One obvious issue may be that the stock with a high RS could have reached its peak and has a falling RS which won’t show its direction over a day or two when you have to buy the stock. Conversely, a down-trodden stock with a massive negative RS may be at the start of a huge run upwards. You cannot know easily which is which. Regardless of high or low, the current system and edge is based on taking the random highest RS available (for better or worse) however the method is mechanical and consistent. If the RS is a point of contention, then an easier way would be to get a dart board and blindfold and whichever number gets hit is the stock you take that has that number attached to it.

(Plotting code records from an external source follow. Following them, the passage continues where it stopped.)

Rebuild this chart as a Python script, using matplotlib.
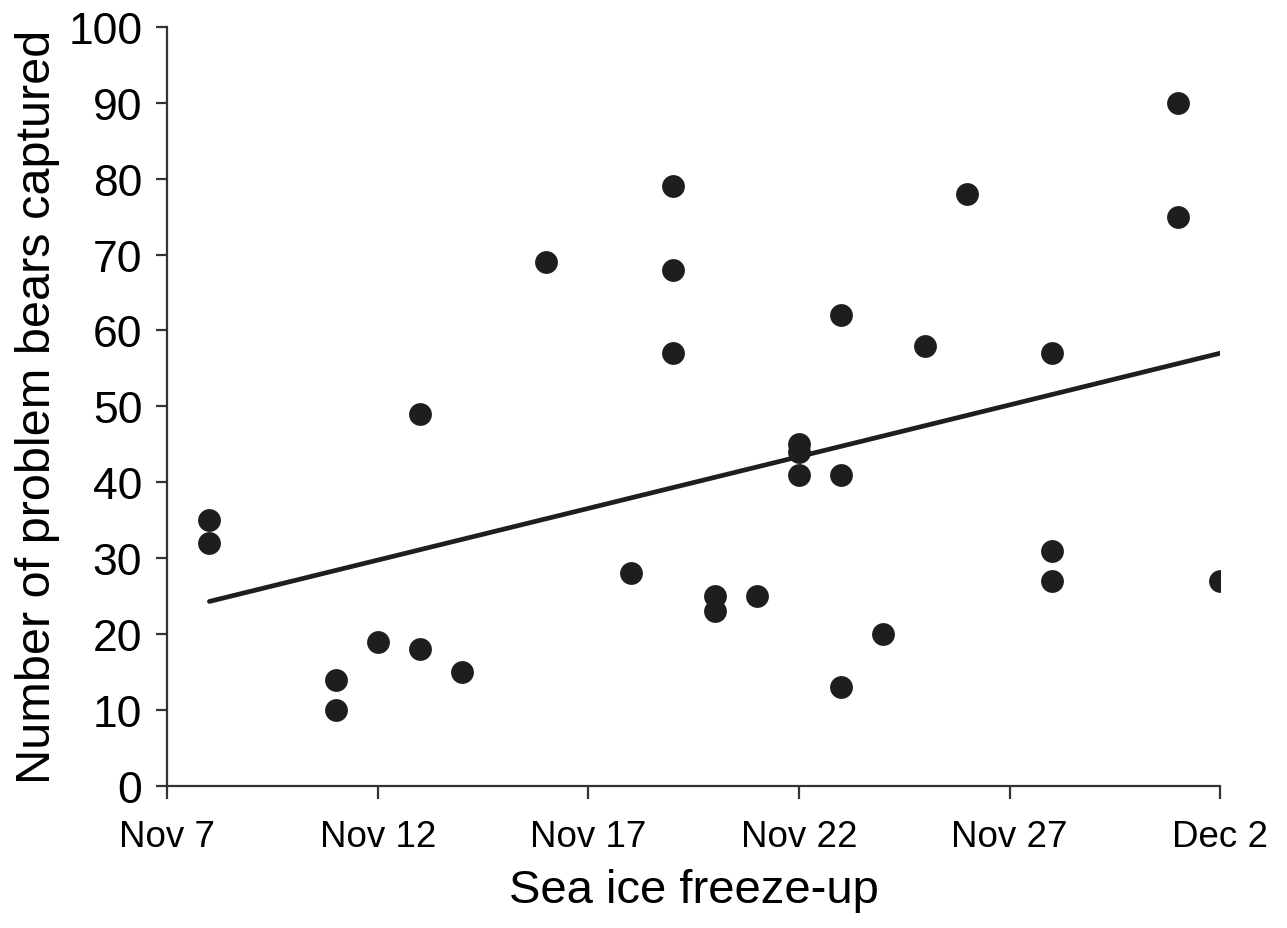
import numpy as np
import matplotlib
matplotlib.use("Agg")
import matplotlib.pyplot as plt

# days after Nov 7 (sea ice freeze-up) and number of problem bears captured
days = [1, 1, 4, 4, 5, 6, 6, 7, 9, 11, 12, 12, 12, 13, 13, 14,
        15, 15, 15, 16, 16, 16, 17, 18, 19, 21, 21, 21, 24, 24, 25]
bears = [35, 32, 14, 10, 19, 49, 18, 15, 69, 28, 79, 68, 57, 25, 23, 25,
         45, 44, 41, 62, 41, 13, 20, 58, 78, 57, 31, 27, 90, 75, 27]

# regression line ends
fit_days = [1, 25]
fit_bears = [24.3, 57.0]

tick_days = [0, 5, 10, 15, 20, 25]
tick_labels = ["Nov 7", "Nov 12", "Nov 17", "Nov 22", "Nov 27", "Dec 2"]
y_ticks = list(range(0, 101, 10))

ink = "#1e1e1e"
plt.rcParams["font.family"] = ["Liberation Sans", "DejaVu Sans"]

fig = plt.figure(figsize=(12.87, 9.29), dpi=100)
ax = fig.add_axes([0.130, 0.153, 0.818, 0.817])

ax.scatter(days, bears, s=270, color=ink, zorder=3, linewidths=0)
ax.plot(fit_days, fit_bears, color=ink, lw=3.4, solid_capstyle="round", zorder=2)

ax.set_xlim(0, 25)
ax.set_ylim(0, 100)
ax.set_xticks(tick_days)
ax.set_xticklabels(tick_labels, fontsize=26.5)
ax.set_yticks(y_ticks)
ax.tick_params(axis="y", labelsize=32, length=8, width=1.6, color="#333333", pad=10)
ax.tick_params(axis="x", length=9, width=1.6, color="#333333", pad=15)

for side in ["top", "right"]:
    ax.spines[side].set_visible(False)
for side in ["left", "bottom"]:
    ax.spines[side].set_linewidth(1.6)
    ax.spines[side].set_color("#333333")

ax.set_xlabel("Sea ice freeze-up", fontsize=34, labelpad=10)
ax.set_ylabel("Number of problem bears captured", fontsize=35, labelpad=6)

fig.savefig("out.png", dpi=100)
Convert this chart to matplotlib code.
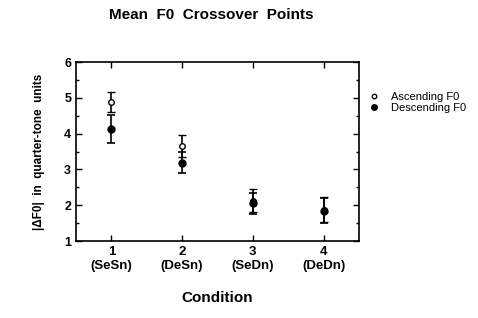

I suspect the long term outcome will have a minimal effect on the researched edge.

Members can actually test the difference between taking candidates with the Highest Ranking versus the Lowest to see what difference it makes, by using the Simulator in Beyond Charts.

This is done by clicking on the 3 Bars to the right of the Ranking Selection, on the Advanced Settings tab in the simulation setup window.


Each time the 3 Bars are clicked, the Ranking will toggle from “Descending” (Highest Ranking to Lowest) to “Ascending” (Lowest to Highest).

For instructions on how to run simulations you can view this lesson in The Systemized Investing Program.

Thank you Phillip and David. I have been meaning to try out the Simulator - this might be an interesting case for Sunday afternoon …

Sally, you can also use the Simulator to test other Ranking periods.

For example, SPA3 Investor uses a Rate of Change of 89 and this can be altered in the Parameters Window as shown below to say 63, as an example.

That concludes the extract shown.